2021 People’s Budget calls for divestment from police and investment in marginalized communities
June 22, 2021
By Emma DiMaggio, Signal Tribune
A coalition of Long Beach residents and organizations presented their annual People’s Budget today, calling for divestment from police and investment into marginalized communities.
“The city is barely beginning the process to reverse the entrenched historic pattern of disinvesting from our communities that have suffered from inequity because of race and class,” said Dawn Modkins, a member of the multi-racial and multi-faith organizing group LA Voice. “Today, we are at a critical juncture in our city’s history and our nation’s history.”
The 2021 People’s Budget parallels many of the same asks from last year’s proposal: a reinvestment in youth and seniors, comprehensive language access, universal legal representation for immigrants and a right-to-counsel program for renters.
“Budgets are moral documents and they must represent the priorities of our community,” said Jamilet Ochoa, a community organizer with the Long Beach Immigrant Rights Coalition (LBRIC).

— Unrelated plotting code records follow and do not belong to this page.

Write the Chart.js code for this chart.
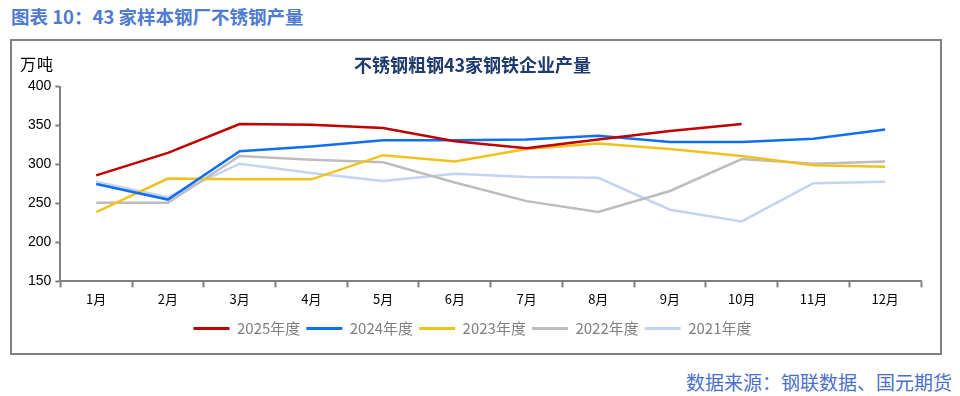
<!DOCTYPE html>
<html>
<head>
<meta charset="utf-8">
<script src="https://cdn.jsdelivr.net/npm/chart.js@4.4.1/dist/chart.umd.min.js"></script>
<style>
  body { margin: 0; background: #fff; width: 960px; height: 396px; position: relative; overflow: hidden; font-family: "Noto Sans CJK SC", sans-serif; }
  #head { position: absolute; left: 11px; top: 3px; font-size: 18.5px; font-weight: bold; color: #4f7bd0; }
  #box { position: absolute; left: 10px; top: 39px; width: 928px; height: 312px; border: 2px solid #808080; }
  #unit { position: absolute; left: 8px; top: 10px; font-size: 16px; letter-spacing: 1px; color: #000; }
  #wrap { position: absolute; left: 0; top: 0; width: 928px; height: 312px; }
  #foot { position: absolute; right: 8px; top: 368px; font-size: 19px; color: #4a6fc8; }
</style>
</head>
<body>
<div id="head">图表 10：43 家样本钢厂不锈钢产量</div>
<div id="box">
  <div id="wrap"><canvas id="chart"></canvas></div>
  <div id="unit">万吨</div>
</div>
<div id="foot">数据来源：钢联数据、国元期货</div>
<script>
const months = ['1月', '2月', '3月', '4月', '5月', '6月', '7月', '8月', '9月', '10月', '11月', '12月'];
const y2025 = [286, 315, 352, 351, 347, 330, 321, 332, 343, 352];
const y2024 = [275, 255, 317, 323, 331, 331, 332, 337, 329, 329, 333, 345];
const y2023 = [239, 282, 281, 281, 312, 304, 320, 327, 320, 311, 299, 297];
const y2022 = [251, 251, 311, 306, 303, 277, 253, 239, 266, 307, 301, 304];
const y2021 = [278, 258, 301, 289, 279, 288, 284, 283, 242, 227, 276, 278];

const mk = (label, data, color) => ({
  label, data,
  borderColor: color, backgroundColor: color,
  borderWidth: 2.5, pointRadius: 0, tension: 0
});

new Chart(document.getElementById('chart'), {
  type: 'line',
  data: {
    labels: months,
    datasets: [
      mk('2025年度', y2025, '#c00000'),
      mk('2024年度', y2024, '#0f6ff0'),
      mk('2023年度', y2023, '#f0c21c'),
      mk('2022年度', y2022, '#bdbdbd'),
      mk('2021年度', y2021, '#c4d2f4')
    ]
  },
  options: {
    responsive: true,
    maintainAspectRatio: false,
    animation: false,
    layout: { padding: { left: 12, right: 19, top: 0, bottom: 7 } },
    plugins: {
      title: {
        display: true,
        text: '不锈钢粗钢43家钢铁企业产量',
        color: '#1f3a6e',
        font: { family: 'Noto Sans CJK SC', size: 18, weight: 'bold' },
        padding: { top: 13, bottom: 11 }
      },
      legend: {
        position: 'bottom',
        labels: {
          color: '#808080',
          font: { family: 'Noto Sans CJK SC', size: 15 },
          boxWidth: 36, boxHeight: 3, padding: 6,
          generateLabels(chart) {
            return chart.data.datasets.map((ds, i) => ({
              text: ds.label, fillStyle: ds.borderColor, strokeStyle: ds.borderColor,
              lineWidth: 0, datasetIndex: i, hidden: false, fontColor: '#808080'
            }));
          }
        }
      },
      tooltip: { enabled: false }
    },
    scales: {
      x: {
        offset: true,
        afterFit(scale) { scale.height += 4; },
        grid: { offset: true, drawOnChartArea: false, color: '#808080', tickLength: 6, tickWidth: 2 },
        border: { color: '#808080', width: 2 },
        ticks: { color: '#000', font: { family: 'Noto Sans CJK SC', size: 13 }, padding: 4 }
      },
      y: {
        min: 150, max: 400,
        ticks: { stepSize: 50, color: '#000', font: { family: 'Liberation Sans', size: 14 }, padding: 4 },
        grid: { drawOnChartArea: false, color: '#808080', tickLength: 5, tickWidth: 2 },
        border: { color: '#808080', width: 2 }
      }
    }
  }
});
</script>
</body>
</html>
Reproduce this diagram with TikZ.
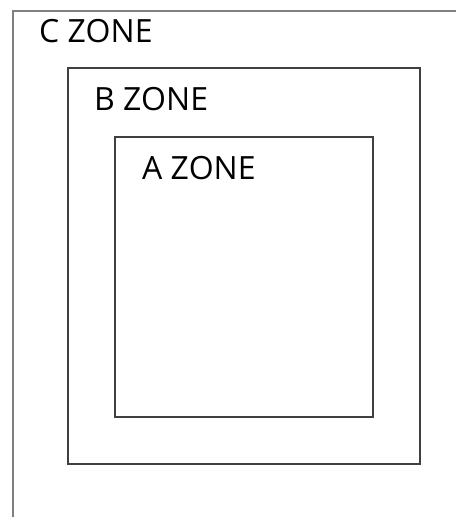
\documentclass[tikz,border=0pt]{standalone}
\usepackage{fontspec}
\setmainfont{Open Sans}
\begin{document}
\begin{tikzpicture}[x=1pt,y=-1pt,
  zonebox/.style={draw=black!75, line width=2.2pt},
  outerline/.style={draw=black!50, line width=2pt},
  zonelabel/.style={anchor=base west, inner sep=0pt, font=\fontsize{32}{38}\selectfont}]
\useasboundingbox[fill=white] (0,0) rectangle (456,517);
\coordinate (cbl) at (12.5,517);
\coordinate (ctl) at (12.5,10.5);
\coordinate (ctr) at (456,10.5);
\draw[outerline] (cbl) -- (ctl) -- (ctr);
\node[zonebox, minimum width=352pt, minimum height=396pt, anchor=north west, inner sep=0pt] (B) at (66.5,66.5) {};
\node[zonebox, minimum width=258pt, minimum height=280pt, anchor=north west, inner sep=0pt] (A) at (113.5,135.5) {};
\node[zonelabel] (cl) at (39,42) {C ZONE};
\node[zonelabel] (bl) at (94,110) {B ZONE};
\node[zonelabel] (al) at (142,179) {A ZONE};
\end{tikzpicture}
\end{document}
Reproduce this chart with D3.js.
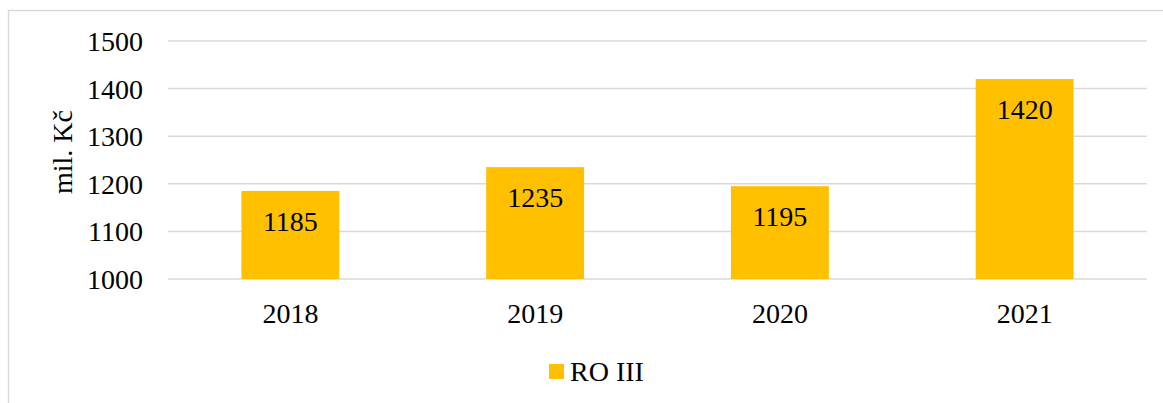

Many of the coalition’s demands come with renewed vigor in the face of a global health crisis that has exacerbated inequities across racial and socioeconomic lines.
The budget has both multiracial and multigenerational support. Organizations like the Long Beach Gray Panthers, the Housing Justice Coalition, Black Lives Matter Long Beach and LBRIC threw their support behind the proposal during a press conference.
Supporters of the budget stood beside speakers at Long Beach City Hall holding signs donning phrases like “Less Oppression More Resources,” “Care Not Cops” and “Together We Do Great Things.”
During the press conference, organizers demanded a “deep” investment in community land trusts—a form of housing that centers on community ownership—and a reallocation of cannabis tax revenue back into communities that have long suffered from the prior criminalization of cannabis.
“We are demanding the righting of wrongs,” said Audrena Redmond, founder of the Long Beach chapter of Black Lives Matter.
Although funds like Measure US and Measure M have been allocated towards the coalition’s past goals, Redmond demanded the community-centered allocation of “growth dollars” like cannabis tax revenue, which brought in over $10 million last year.
“Whether it is police over criminalizing and committing direct violence against Black and brown bodies, or greedy developers gentrifying our neighborhood, our families, displacing them in our communities, it’s enough,” Modkins said.
The Long Beach City Council will deliberate on the fiscal year 2022 budget later this year.